Espécie de paraíso muçulmano, esse Elísio permite-nos gozar de todos os prazeres da carne, contanto que saibamos que somos uma projeção holográfica de uma matriz em estado sólido, microminiaturizada e supercondutora, a qual não se encontra em lugar algum: é parte do plenum. A finalidade de toda a história tecnológica é produzir protótipos dessa situação, cada vez mais próximos do ideal, de modo que os aviões, os automóveis,os ônibus espaciais e naves espaciais de ficção científica feitas de parafusos e porcas e capazes de viajar à velocidade da luz, são, como disse Mircea Eliade, "imagens de vôo que se autotransformam e que nos dizem muito a respeito das aspirações humanas de autotranscendência".
Os dados que julgamos indelevelmente a para sempre escritos são, na verdade, apenas estados de ânimo da Deusa, da qual somos o reflexo.
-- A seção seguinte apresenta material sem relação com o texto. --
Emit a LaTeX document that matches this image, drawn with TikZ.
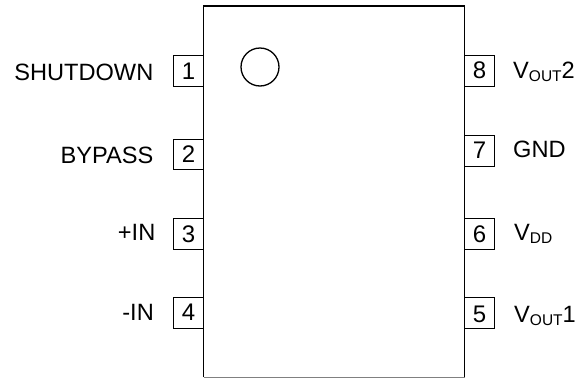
\documentclass[tikz,border=0pt]{standalone}
\usepackage{fontspec}
\setmainfont{Liberation Sans}
\newcommand{\sbs}[1]{\raisebox{-3pt}{\fontsize{15.5}{16}\selectfont #1}}
\tikzset{
  pinbox/.style={draw=black,line width=1.4pt,minimum width=30.5pt,minimum height=30.5pt,inner sep=0pt,outer sep=0pt,fill=white},
  pinnum/.style={inner sep=0pt,font=\fontsize{24}{26}\selectfont,anchor=base},
  lbl/.style={inner sep=0pt,font=\fontsize{23.6}{26}\selectfont,text=black},
  lleft/.style={lbl,anchor=base east},
  lright/.style={lbl,anchor=base west}
}
\begin{document}
\begin{tikzpicture}[x=1pt,y=-1pt]
\useasboundingbox (0,0) rectangle (578,378);
% pin boxes
\node[pinbox] (p1) at (188.5,71) {};
\node[pinbox] (p2) at (188.5,154.5) {};
\node[pinbox] (p3) at (188.5,234) {};
\node[pinbox] (p4) at (188.5,313) {};
\node[pinbox] (p8) at (479.5,71) {};
\node[pinbox] (p7) at (479.5,151) {};
\node[pinbox] (p6) at (479.5,234) {};
\node[pinbox] (p5) at (479.5,313) {};
% body, open at the bottom edge where it meets the lighter line
\coordinate (bl) at (203.5,377);
\coordinate (tl) at (203.5,6);
\coordinate (tr) at (464.5,6);
\coordinate (br) at (464.5,377);
\draw[line width=0.8pt,black!50] (bl) -- (br);
\draw[line width=1.4pt] (bl) -- (tl) -- (tr) -- (br);
\node[circle,draw=black,line width=1.3pt,minimum size=38pt,inner sep=0pt] (dot) at (260,67) {};
% pin numbers
\node[pinnum] (n1) at (188.5,79) {1};
\node[pinnum] (n2) at (188.5,162) {2};
\node[pinnum] (n3) at (188.5,242) {3};
\node[pinnum] (n4) at (188.5,320) {4};
\node[pinnum] (n8) at (479.5,78) {8};
\node[pinnum] (n7) at (479.5,158) {7};
\node[pinnum] (n6) at (479.5,242) {6};
\node[pinnum] (n5) at (479.5,322) {5};
% labels
\node[lleft] (l1) at (153.5,80) {SHUTDOWN};
\node[lleft] (l2) at (153.5,163) {BYPASS};
\node[lleft] (l3) at (155.5,240) {+IN};
\node[lleft] (l4) at (154,320) {-IN};
\node[lright] (l8) at (513,78) {V\sbs{OUT}2};
\node[lright] (l7) at (513,157) {GND};
\node[lright] (l6) at (514,240) {V\sbs{DD}};
\node[lright] (l5) at (514,322) {V\sbs{OUT}1};
\end{tikzpicture}
\end{document}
Todo o significado da história humana reside em recuperar essas informações perdidas, para que o homem possa ser dirigível.
Se percebemos esses dois universos como dualismos irredutíveis, isso se deve a má qualidade do código que costumamos usar. A linguagem que empregamos para discutir esse problema tem dualismos inerentes. Trata-se de um problema de linguagem. Todos os códigos tem as suas qualidades relativas, exceto o Logos. O Logos é perfeito e, portanto, não compartilha das qualidades de nenhum outro. Uso aqui o termo Logos no sentido em que esse termo é utilizado por Fílon, o Judeu – o de Razão Divina que abrange o complexo arquetípico de ideais platônicos que servem de modelo à criação. Quando não usamos o Logos para traçar os nossos mapas, temos problemas de qualidade de código. O dualismo inerente a nossa linguagem faz com que a morte da espécie e a morte do indivíduo pareçam dois conceitos opostos.